When the liquor stores close under the state local option law, a large portion of the city’s alcohol revenue will disappear. The city estimated that it would earn $500,000 from alcohol taxes this fiscal year.
Acting City Manager Bill Howell says that he isn’t worried about the loss this year. “Our budget year runs from July 1 to June 30, so we’ve got alcohol revenues coming in through January. So there’s about half a year of revenues from that,” Howell said.
He says that since the liquor store won’t close until 90 days after the election, the city will receive at least some of the projected $500,000 in revenue. Plus, the tax on alcohol isn’t necessarily going away. Under local option, there’s an alcohol use tax. It’s a tax on the storage, use, and consumption of alcohol in the city. Under local option, if you ship in alcohol from a liquor store in Anchorage, the liquor store will send the alcohol use tax to the city of Bethel.
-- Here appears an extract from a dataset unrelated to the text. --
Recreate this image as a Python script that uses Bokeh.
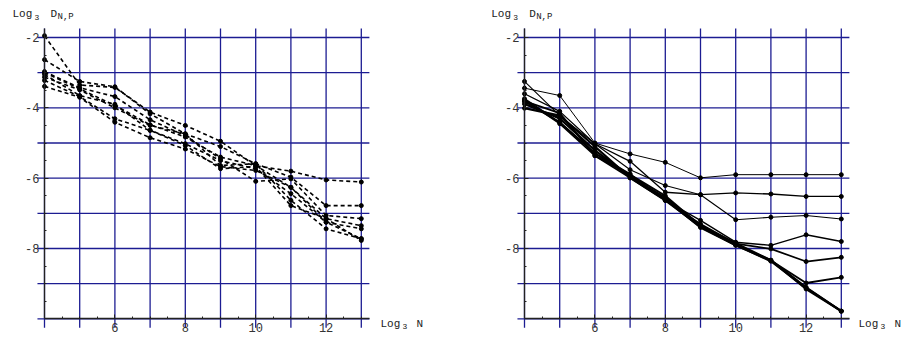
from bokeh.plotting import figure
from bokeh.layouts import row
from bokeh.models import Range1d, FixedTicker, Label
from bokeh.embed import file_html
from bokeh.resources import INLINE

# ---------------- data ----------------
log_n = [4, 5, 6, 7, 8, 9, 10, 11, 12, 13]

# left panel (dashed curves)
dash_1 = [-1.95, -3.35, -3.42, -4.12, -4.50, -4.95, -5.65, -5.80, -6.05, -6.11]
dash_2 = [-2.63, -3.25, -3.40, -4.17, -4.74, -5.10, -5.59, -5.97, -6.78, -6.78]
dash_3 = [-2.97, -3.43, -3.68, -4.34, -4.79, -5.45, -6.09, -6.02, -7.06, -7.15]
dash_4 = [-3.00, -3.46, -3.93, -4.48, -4.83, -5.40, -5.64, -6.26, -7.15, -7.35]
dash_5 = [-3.05, -3.65, -3.90, -4.64, -5.02, -5.50, -5.73, -6.44, -7.25, -7.44]
dash_6 = [-3.13, -3.49, -4.00, -4.50, -4.74, -5.64, -5.59, -6.63, -7.44, -7.72]
dash_7 = [-3.22, -3.68, -4.31, -4.64, -5.07, -5.73, -5.67, -6.78, -7.15, -7.77]
dash_8 = [-3.39, -3.70, -4.41, -4.85, -5.17, -5.67, -5.78, -6.26, -7.25, -7.72]

# right panel (solid curves)
solid_1 = [-3.44, -3.65, -5.00, -5.31, -5.55, -5.99, -5.90, -5.90, -5.90, -5.90]
solid_2 = [-3.60, -4.10, -5.02, -5.52, -6.40, -6.47, -6.42, -6.45, -6.52, -6.52]
solid_3 = [-3.25, -4.22, -5.02, -5.76, -6.21, -6.47, -7.18, -7.11, -7.06, -7.16]
solid_4 = [-3.74, -4.41, -5.29, -5.88, -6.63, -7.20, -7.82, -7.91, -7.61, -7.80]
solid_5 = [-3.77, -4.45, -5.36, -5.99, -6.63, -7.30, -7.86, -8.01, -8.37, -8.25]
solid_6 = [-3.82, -4.41, -5.29, -5.95, -6.55, -7.35, -7.88, -8.34, -8.98, -8.82]
solid_7 = [-3.89, -4.30, -5.21, -5.95, -6.60, -7.40, -7.91, -8.34, -9.15, -9.78]
solid_8 = [-4.01, -4.22, -5.10, -5.99, -6.63, -7.38, -7.90, -8.36, -9.12, -9.78]
solid_9 = [-3.81, -4.15, -5.36, -5.90, -6.50, -7.35, -7.85, -8.33, -9.10, -9.78]

x_major = [6, 8, 10, 12]
x_tick_labels = ["6", "8", "10", "12"]
y_major = [-8, -6, -4, -2]
y_tick_labels = ["-8", "-6", "-4", "-2"]
x_grid = [4, 5, 6, 7, 8, 9, 10, 11, 12, 13]
y_grid = [-10, -9, -8, -7, -6, -5, -4, -3, -2]
x_minor = [4.5, 5, 5.5, 6.5, 7, 7.5, 8.5, 9, 9.5, 10.5, 11, 11.5, 12.5, 13]
y_minor = [-9.5, -9, -8.5, -7.5, -7, -6.5, -5.5, -5, -4.5, -3.5, -3, -2.5]

# plot region (Mathematica PlotRange incl. padding) and axes origin
X_LO, X_HI = 3.8, 13.23
Y_LO, Y_HI = -10.25, -1.744
X_ORIGIN, Y_ORIGIN = 4, -10

dash_series = [dash_1, dash_2, dash_3, dash_4, dash_5, dash_6, dash_7, dash_8]
solid_series = [solid_1, solid_2, solid_3, solid_4, solid_5, solid_6, solid_7, solid_8, solid_9]
solid_widths = [1.0, 1.3, 1.1, 1.4, 1.7, 1.9, 2.2, 2.2, 2.0]

FONT = "Liberation Mono"
GRID = "#1c1c92"
SX = 35.2    # px per x unit
SY = 35.17   # px per y unit
H = 337


def add_text(p, x, y, text, size, dx=0, dy=0):
    p.add_layout(Label(x=x, y=y, text=text, x_offset=dx, y_offset=dy,
                       text_font=FONT, text_font_size=f"{size}px",
                       text_color="#222222", text_baseline="alphabetic"))


def make_panel(width, origin_px):
    # whole canvas is the frame so that nothing drawn around the axes is clipped
    x0 = X_ORIGIN - origin_px / SX
    x1 = X_ORIGIN + (width - origin_px) / SX
    y1 = -2 + 37 / SY
    y0 = y1 - H / SY
    p = figure(width=width, height=H,
               x_range=Range1d(x0, x1), y_range=Range1d(y0, y1),
               output_backend="svg", toolbar_location=None,
               min_border=0, min_border_left=0, min_border_right=0,
               min_border_top=0, min_border_bottom=0)
    p.outline_line_color = None
    p.background_fill_color = "white"
    p.border_fill_color = "white"
    p.xgrid.visible = False
    p.ygrid.visible = False

    # grid lines limited to the plot region
    p.segment(x0=x_grid, y0=[Y_LO] * len(x_grid), x1=x_grid, y1=[Y_HI] * len(x_grid),
              line_color=GRID, line_width=1.3, level="underlay")
    p.segment(x0=[X_LO] * len(y_grid), y0=y_grid, x1=[X_HI] * len(y_grid), y1=y_grid,
              line_color=GRID, line_width=1.3, level="underlay")

    p.xaxis.fixed_location = Y_ORIGIN
    p.yaxis.fixed_location = X_ORIGIN
    p.xaxis.bounds = (X_ORIGIN, X_HI)
    p.yaxis.bounds = (Y_ORIGIN, Y_HI)
    p.xaxis.ticker = FixedTicker(ticks=x_major, minor_ticks=x_minor)
    p.yaxis.ticker = FixedTicker(ticks=y_major, minor_ticks=y_minor)
    p.xaxis.major_label_overrides = dict(zip(x_major, x_tick_labels))
    p.yaxis.major_label_overrides = dict(zip(y_major, y_tick_labels))
    for ax in (p.xaxis, p.yaxis):
        ax.axis_line_color = "#222222"
        ax.axis_line_width = 1.3
        ax.major_tick_line_color = "#222222"
        ax.minor_tick_line_color = "#222222"
        ax.major_tick_in = 4
        ax.major_tick_out = 0
        ax.minor_tick_in = 2
        ax.minor_tick_out = 0
        ax.major_label_text_font = FONT
        ax.major_label_text_font_size = "12px"
        ax.major_label_text_color = "#333333"
    p.xaxis.major_label_standoff = 4
    p.yaxis.major_label_standoff = 5
    return p


# left panel
p1 = make_panel(470, 44)
for s in dash_series:
    p1.line(log_n, s, line_color="black", line_width=1.6, line_dash="4 3")
    p1.scatter(log_n, s, size=4, color="black")

# right panel
p2 = make_panel(437, 54)
for s, w in zip(solid_series, solid_widths):
    p2.line(log_n, s, line_color="black", line_width=w)
    p2.scatter(log_n, s, size=4, color="black")

# axis titles (Mathematica-style, at the axis ends)
for p, xs, xn in ((p1, 3.091, 13.545), (p2, 3.054, 13.489)):
    add_text(p, xs, -1.332, "Log", 11)
    add_text(p, xs, -1.332, "3", 8, dx=22, dy=-3)
    add_text(p, xs, -1.332, "D", 11, dx=38)
    add_text(p, xs, -1.332, "N,P", 9, dx=45, dy=-3)
    add_text(p, xn, -10.132, "Log", 11)
    add_text(p, xn, -10.132, "3", 8, dx=22, dy=-3)
    add_text(p, xn, -10.132, "N", 11, dx=36)

layout = row(p1, p2, spacing=0)
open("out.html", "w").write(file_html(layout, INLINE))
If you fly in alcohol in your luggage, you’re supposed to inform the city’s finance department and pay taxes on the alcohol you bring in. City Clerk Lori Strickler admits that she doesn’t know how this will be enforced. There will still be alcohol revenue for the city, but as time goes on, Howell agrees that it won’t be as much as when the liquor stores were in business.
“Going into the [Fiscal Year 2021] budget, we’re going to be taking a real close look at that.”
But for this year, Howell doesn’t anticipate having to make any changes to the budget.